Return the lines that follow, exactly as they appear, from the first through the one containing "0.3, 0.35, 0.22]"; no pictures are to be included.

┄┄┄┄┄┄┄┄┄┄┄┄┄┄┄┄┄┄┄┄

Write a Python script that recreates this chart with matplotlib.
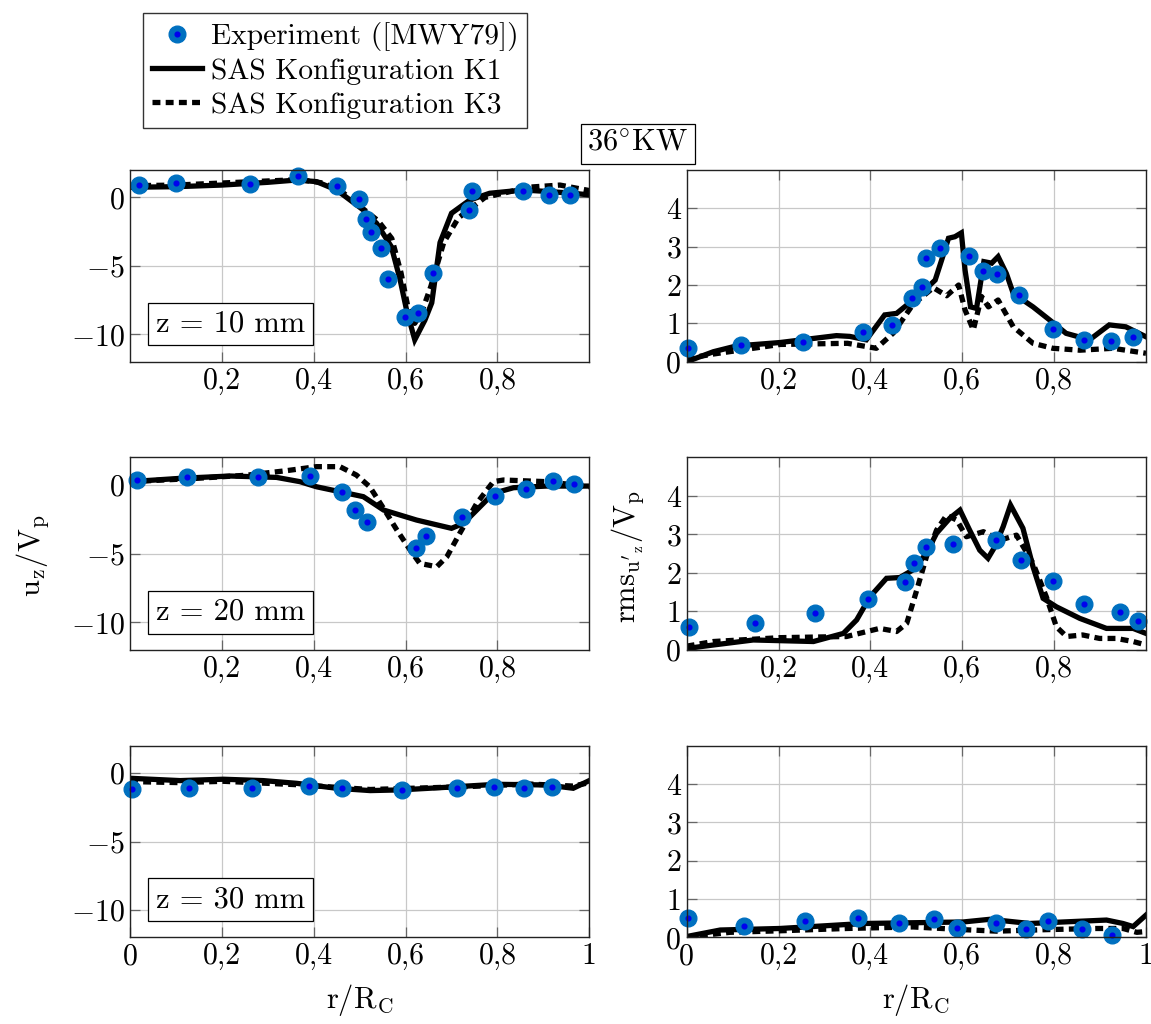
import matplotlib

matplotlib.use("Agg")
import matplotlib.pyplot as plt
from matplotlib.lines import Line2D

plt.rcParams["font.family"] = "serif"
plt.rcParams["font.serif"] = ["cmr10", "DejaVu Serif"]
plt.rcParams["mathtext.fontset"] = "cm"
plt.rcParams["axes.formatter.use_mathtext"] = True
plt.rcParams["font.size"] = 21

# ---- data ----
# z = 10 mm, axial velocity
exp_u10_r = [0.02, 0.10, 0.262, 0.365, 0.451, 0.499, 0.514, 0.524, 0.546, 0.561, 0.599, 0.626, 0.659, 0.739, 0.744, 0.855, 0.913, 0.958]
exp_u10 = [0.9, 1.03, 0.95, 1.56, 0.86, -0.12, -1.55, -2.55, -3.67, -5.96, -8.71, -8.42, -5.55, -0.92, 0.47, 0.47, 0.18, 0.18]
k1_u10_r = [0.0, 0.10, 0.2, 0.3, 0.363, 0.406, 0.45, 0.508, 0.537, 0.569, 0.588, 0.602, 0.620, 0.642, 0.657, 0.675, 0.70, 0.74, 0.783, 0.856, 0.914, 0.965, 1.0]
k1_u10 = [0.74, 0.78, 0.9, 1.1, 1.27, 1.15, 0.54, -0.92, -1.9, -3.6, -6.0, -8.2, -10.4, -8.97, -7.7, -3.3, -1.16, -0.19, 0.3, 0.54, 0.42, 0.3, 0.18]
k3_u10_r = [0.0, 0.10, 0.2, 0.3, 0.37, 0.42, 0.46, 0.51, 0.54, 0.57, 0.59, 0.605, 0.62, 0.635, 0.655, 0.683, 0.715, 0.773, 0.87, 0.936, 1.0]
k3_u10 = [0.85, 0.9, 1.05, 1.2, 1.3, 1.05, 0.45, -0.9, -1.7, -3.0, -5.5, -8.0, -9.2, -8.4, -6.5, -3.3, -1.5, 0.0, 0.75, 0.9, 0.5]

# z = 10 mm, rms
exp_r10_r = [0.003, 0.118, 0.254, 0.383, 0.448, 0.491, 0.513, 0.521, 0.552, 0.614, 0.646, 0.675, 0.723, 0.797, 0.864, 0.924, 0.972]
exp_r10 = [0.37, 0.43, 0.52, 0.77, 0.97, 1.67, 1.94, 2.70, 2.96, 2.76, 2.37, 2.29, 1.74, 0.85, 0.57, 0.54, 0.65]
k1_r10_r = [0.0, 0.058, 0.108, 0.203, 0.326, 0.355, 0.391, 0.431, 0.457, 0.493, 0.515, 0.541, 0.555, 0.57, 0.584, 0.598, 0.606, 0.618, 0.631, 0.647, 0.664, 0.678, 0.696, 0.711, 0.754, 0.790, 0.826, 0.877, 0.92, 0.956, 1.0]
k1_r10 = [0.0, 0.26, 0.41, 0.5, 0.68, 0.66, 0.57, 1.22, 1.26, 1.61, 1.83, 2.13, 2.65, 3.22, 3.26, 3.36, 2.39, 1.43, 1.39, 2.61, 2.57, 2.74, 2.30, 1.78, 1.43, 1.09, 0.74, 0.57, 0.96, 0.91, 0.65]
k3_r10_r = [0.0, 0.058, 0.203, 0.35, 0.413, 0.45, 0.493, 0.537, 0.566, 0.592, 0.606, 0.624, 0.642, 0.657, 0.678, 0.711, 0.754, 0.797, 0.856, 0.928, 1.0]
k3_r10 = [0.08, 0.2, 0.45, 0.48, 0.35, 0.75, 1.5, 1.93, 1.72, 2.0, 1.35, 0.83, 1.7, 1.43, 1.61, 0.91, 0.48, 0.35, 0.3, 0.35, 0.22]

# z = 20 mm, axial velocity
exp_u20_r = [0.016, 0.125, 0.278, 0.392, 0.462, 0.490, 0.515, 0.622, 0.644, 0.723, 0.795, 0.863, 0.92, 0.967]
exp_u20 = [0.35, 0.59, 0.54, 0.64, -0.55, -1.83, -2.68, -4.62, -3.72, -2.32, -0.79, -0.31, 0.28, 0.03]
k1_u20_r = [0.0, 0.109, 0.218, 0.319, 0.37, 0.406, 0.508, 0.552, 0.624, 0.70, 0.726, 0.755, 0.791, 0.835, 0.907, 1.0]
k1_u20 = [0.23, 0.47, 0.64, 0.54, 0.23, -0.14, -0.86, -1.83, -2.56, -3.16, -2.8, -1.83, -0.62, -0.21, -0.09, -0.09]
k3_u20_r = [0.0, 0.145, 0.254, 0.341, 0.406, 0.457, 0.493, 0.522, 0.552, 0.581, 0.61, 0.631, 0.668, 0.69, 0.718, 0.755, 0.791, 0.813, 0.907, 1.0]
k3_u20 = [0.23, 0.47, 0.7, 1.03, 1.32, 1.32, 0.71, -0.14, -1.71, -3.28, -4.74, -5.71, -5.95, -5.22, -3.52, -1.34, 0.23, 0.35, 0.23, -0.14]

# z = 20 mm, rms
exp_r20_r = [0.004, 0.149, 0.28, 0.394, 0.475, 0.495, 0.52, 0.58, 0.673, 0.728, 0.797, 0.866, 0.943, 0.983]
exp_r20 = [0.60, 0.69, 0.95, 1.32, 1.77, 2.27, 2.68, 2.74, 2.85, 2.34, 1.80, 1.19, 0.98, 0.76]
k1_r20_r = [0.0, 0.058, 0.145, 0.276, 0.341, 0.37, 0.399, 0.435, 0.464, 0.493, 0.522, 0.544, 0.573, 0.595, 0.616, 0.638, 0.656, 0.671, 0.689, 0.705, 0.732, 0.754, 0.776, 0.805, 0.856, 0.914, 0.972, 1.0]
k1_r20 = [0.04, 0.13, 0.26, 0.22, 0.43, 0.78, 1.38, 1.86, 1.88, 2.08, 2.51, 3.03, 3.42, 3.63, 3.11, 2.59, 2.38, 2.68, 3.20, 3.76, 3.16, 2.16, 1.34, 1.12, 0.82, 0.56, 0.56, 0.43]
k3_r20_r = [0.0, 0.058, 0.203, 0.348, 0.42, 0.457, 0.479, 0.501, 0.522, 0.544, 0.566, 0.588, 0.609, 0.646, 0.682, 0.718, 0.754, 0.783, 0.805, 0.827, 0.862, 0.899, 0.935, 0.972, 1.0]
k3_r20 = [0.1, 0.22, 0.32, 0.35, 0.56, 0.48, 0.69, 1.56, 2.42, 3.11, 3.50, 3.37, 2.94, 3.07, 2.85, 2.98, 2.25, 1.38, 0.60, 0.35, 0.39, 0.30, 0.30, 0.22, 0.13]

# z = 30 mm, axial velocity
exp_u30_r = [0.004, 0.128, 0.265, 0.39, 0.461, 0.592, 0.713, 0.793, 0.858, 0.918]
exp_u30 = [-1.19, -1.07, -1.11, -0.92, -1.07, -1.23, -1.11, -0.99, -1.11, -1.04]
k1_u30_r = [0.0, 0.109, 0.203, 0.29, 0.363, 0.45, 0.523, 0.588, 0.689, 0.798, 0.907, 0.965, 1.0]
k1_u30 = [-0.38, -0.55, -0.45, -0.55, -0.75, -1.11, -1.28, -1.23, -1.04, -0.82, -0.87, -1.11, -0.55]
k3_u30_r = [0.0, 0.109, 0.203, 0.363, 0.523, 0.725, 0.87, 0.965, 1.0]
k3_u30 = [-0.62, -0.7, -0.6, -0.85, -1.2, -1.0, -0.8, -0.95, -0.7]

# z = 30 mm, rms
exp_r30_r = [0.002, 0.125, 0.258, 0.374, 0.462, 0.539, 0.588, 0.673, 0.738, 0.786, 0.86, 0.925]
exp_r30 = [0.51, 0.29, 0.43, 0.50, 0.37, 0.47, 0.25, 0.37, 0.22, 0.42, 0.21, 0.06]
k1_r30_r = [0.0, 0.073, 0.203, 0.384, 0.493, 0.602, 0.66, 0.747, 0.82, 0.914, 0.95, 0.972, 1.0]
k1_r30 = [0.02, 0.19, 0.23, 0.36, 0.38, 0.40, 0.47, 0.36, 0.40, 0.45, 0.36, 0.28, 0.58]
k3_r30_r = [0.0, 0.094, 0.203, 0.348, 0.493, 0.602, 0.675, 0.783, 0.892, 0.95, 0.98, 1.0]
k3_r30 = [0.0, 0.13, 0.17, 0.23, 0.27, 0.2, 0.16, 0.2, 0.23, 0.23, 0.13, 0.15]

z_labels = ["z = 10 mm", "z = 20 mm", "z = 30 mm"]
x_ticks_inner = [0.2, 0.4, 0.6, 0.8]
x_ticks_outer = [0, 0.2, 0.4, 0.6, 0.8, 1.0]
x_labels_outer = ["0", "0,2", "0,4", "0,6", "0,8", "1"]

rows = [
    (exp_u10_r, exp_u10, k1_u10_r, k1_u10, k3_u10_r, k3_u10,
     exp_r10_r, exp_r10, k1_r10_r, k1_r10, k3_r10_r, k3_r10),
    (exp_u20_r, exp_u20, k1_u20_r, k1_u20, k3_u20_r, k3_u20,
     exp_r20_r, exp_r20, k1_r20_r, k1_r20, k3_r20_r, k3_r20),
    (exp_u30_r, exp_u30, k1_u30_r, k1_u30, k3_u30_r, k3_u30,
     exp_r30_r, exp_r30, k1_r30_r, k1_r30, k3_r30_r, k3_r30),
]

OUTER = "#0070c0"
INNER = "#0000ee"
LW = 3.8
DASH = (1.5, 1.0)
FS = 21.5

W, H = 1151, 1024
fig = plt.figure(figsize=(W / 100, H / 100), dpi=100)


def px_axes(x0, y0, x1, y1):
    return fig.add_axes([x0 / W, 1 - y1 / H, (x1 - x0) / W, (y1 - y0) / H])


def style(ax):
    ax.grid(True, color="#c8c8c8", lw=0.9)
    ax.set_axisbelow(True)
    ax.tick_params(direction="in", length=7, width=0.9, color="#666666",
                   top=True, right=True, labelsize=FS, pad=4)
    for s in ax.spines.values():
        s.set_linewidth(1.0)
        s.set_color("#222222")


def draw(ax, er, ev, r1, v1, r3, v3):
    ax.plot(r1, v1, color="black", lw=LW, solid_joinstyle="miter")
    ax.plot(r3, v3, color="black", lw=LW, ls=(0, DASH), dash_capstyle="butt")
    ax.plot(er, ev, ls="none", marker="o", ms=12, mfc=OUTER, mec=OUTER, clip_on=False)
    ax.plot(er, ev, ls="none", marker="o", ms=3.4, mfc=INNER, mec=INNER, clip_on=False)


row_y = [(170, 361.7), (457.3, 650), (745.7, 937.3)]
for i, (y0, y1) in enumerate(row_y):
    d = rows[i]
    axl = px_axes(130, y0, 589.3, y1)
    axr = px_axes(686.7, y0, 1146, y1)
    draw(axl, *d[:6])
    draw(axr, *d[6:])
    for ax in (axl, axr):
        style(ax)
        ax.set_xlim(0, 1)
        if i < 2:
            ax.set_xticks(x_ticks_inner)
            ax.set_xticklabels(x_labels_outer[1:5])
        else:
            ax.set_xticks(x_ticks_outer)
            ax.set_xticklabels(x_labels_outer)
    axl.set_ylim(-12, 2)
    axl.set_yticks([-10, -5, 0])
    axl.set_yticklabels([r"$-10$", r"$-5$", r"$0$"])
    axr.set_ylim(0, 5)
    axr.set_yticks([0, 1, 2, 3, 4])
    axr.set_yticklabels(["0", "1", "2", "3", "4"])
    axl.text(0.219, 0.196, z_labels[i], transform=axl.transAxes, ha="center", va="center",
             fontsize=22, bbox=dict(boxstyle="square,pad=0.25", fc="white", ec="black", lw=0.9))

fig.text(33 / W, 1 - 556 / H, r"$\mathrm{u_z/V_p}$", rotation=90, ha="center", va="center", fontsize=22)
fig.text(628 / W, 1 - 557 / H, r"$\mathrm{rms}_{\mathrm{u'}_{\mathrm{z}}}/\mathrm{V_p}$", rotation=90,
         ha="center", va="center", fontsize=22)
fig.text(360 / W, 1 - 1000 / H, r"$\mathrm{r/R_C}$", ha="center", va="center", fontsize=22)
fig.text(916 / W, 1 - 1000 / H, r"$\mathrm{r/R_C}$", ha="center", va="center", fontsize=22)
fig.text(638 / W, 1 - 144 / H, r"$\mathrm{36^{\circ}KW}$", ha="center", va="center", fontsize=22,
         bbox=dict(boxstyle="square,pad=0.22", fc="white", ec="black", lw=0.9))

h_exp = (Line2D([], [], ls="none", marker="o", ms=12, mfc=OUTER, mec=OUTER),
         Line2D([], [], ls="none", marker="o", ms=3.4, mfc=INNER, mec=INNER))
h_k1 = Line2D([], [], color="black", lw=LW)
h_k3 = Line2D([], [], color="black", lw=LW, ls=(0, DASH), dash_capstyle="butt")
fig.legend([h_exp, h_k1, h_k3],
           ["Experiment ([MWY79])", "SAS Konfiguration K1", "SAS Konfiguration K3"],
           loc="upper left", bbox_to_anchor=(143 / W, 1 - 13 / H), fontsize=21.2,
           fancybox=False, framealpha=1, edgecolor="#333333", handlelength=1.7,
           handletextpad=0.3, labelspacing=0.25, borderpad=0.3, borderaxespad=0)

fig.savefig("out.png", dpi=100)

┄┄┄┄┄┄┄┄┄┄┄┄┄┄┄┄┄┄┄┄

> **WRITTEN RESPONSE**
Write a Python script that recreates this chart with matplotlib.
import matplotlib

matplotlib.use("Agg")
import matplotlib.pyplot as plt
from matplotlib.lines import Line2D

plt.rcParams["font.family"] = "serif"
plt.rcParams["font.serif"] = ["cmr10", "DejaVu Serif"]
plt.rcParams["mathtext.fontset"] = "cm"
plt.rcParams["axes.formatter.use_mathtext"] = True
plt.rcParams["font.size"] = 21

# ---- data ----
# z = 10 mm, axial velocity
exp_u10_r = [0.02, 0.10, 0.262, 0.365, 0.451, 0.499, 0.514, 0.524, 0.546, 0.561, 0.599, 0.626, 0.659, 0.739, 0.744, 0.855, 0.913, 0.958]
exp_u10 = [0.9, 1.03, 0.95, 1.56, 0.86, -0.12, -1.55, -2.55, -3.67, -5.96, -8.71, -8.42, -5.55, -0.92, 0.47, 0.47, 0.18, 0.18]
k1_u10_r = [0.0, 0.10, 0.2, 0.3, 0.363, 0.406, 0.45, 0.508, 0.537, 0.569, 0.588, 0.602, 0.620, 0.642, 0.657, 0.675, 0.70, 0.74, 0.783, 0.856, 0.914, 0.965, 1.0]
k1_u10 = [0.74, 0.78, 0.9, 1.1, 1.27, 1.15, 0.54, -0.92, -1.9, -3.6, -6.0, -8.2, -10.4, -8.97, -7.7, -3.3, -1.16, -0.19, 0.3, 0.54, 0.42, 0.3, 0.18]
k3_u10_r = [0.0, 0.10, 0.2, 0.3, 0.37, 0.42, 0.46, 0.51, 0.54, 0.57, 0.59, 0.605, 0.62, 0.635, 0.655, 0.683, 0.715, 0.773, 0.87, 0.936, 1.0]
k3_u10 = [0.85, 0.9, 1.05, 1.2, 1.3, 1.05, 0.45, -0.9, -1.7, -3.0, -5.5, -8.0, -9.2, -8.4, -6.5, -3.3, -1.5, 0.0, 0.75, 0.9, 0.5]

# z = 10 mm, rms
exp_r10_r = [0.003, 0.118, 0.254, 0.383, 0.448, 0.491, 0.513, 0.521, 0.552, 0.614, 0.646, 0.675, 0.723, 0.797, 0.864, 0.924, 0.972]
exp_r10 = [0.37, 0.43, 0.52, 0.77, 0.97, 1.67, 1.94, 2.70, 2.96, 2.76, 2.37, 2.29, 1.74, 0.85, 0.57, 0.54, 0.65]
k1_r10_r = [0.0, 0.058, 0.108, 0.203, 0.326, 0.355, 0.391, 0.431, 0.457, 0.493, 0.515, 0.541, 0.555, 0.57, 0.584, 0.598, 0.606, 0.618, 0.631, 0.647, 0.664, 0.678, 0.696, 0.711, 0.754, 0.790, 0.826, 0.877, 0.92, 0.956, 1.0]
k1_r10 = [0.0, 0.26, 0.41, 0.5, 0.68, 0.66, 0.57, 1.22, 1.26, 1.61, 1.83, 2.13, 2.65, 3.22, 3.26, 3.36, 2.39, 1.43, 1.39, 2.61, 2.57, 2.74, 2.30, 1.78, 1.43, 1.09, 0.74, 0.57, 0.96, 0.91, 0.65]
k3_r10_r = [0.0, 0.058, 0.203, 0.35, 0.413, 0.45, 0.493, 0.537, 0.566, 0.592, 0.606, 0.624, 0.642, 0.657, 0.678, 0.711, 0.754, 0.797, 0.856, 0.928, 1.0]
k3_r10 = [0.08, 0.2, 0.45, 0.48, 0.35, 0.75, 1.5, 1.93, 1.72, 2.0, 1.35, 0.83, 1.7, 1.43, 1.61, 0.91, 0.48, 0.35, 0.3, 0.35, 0.22]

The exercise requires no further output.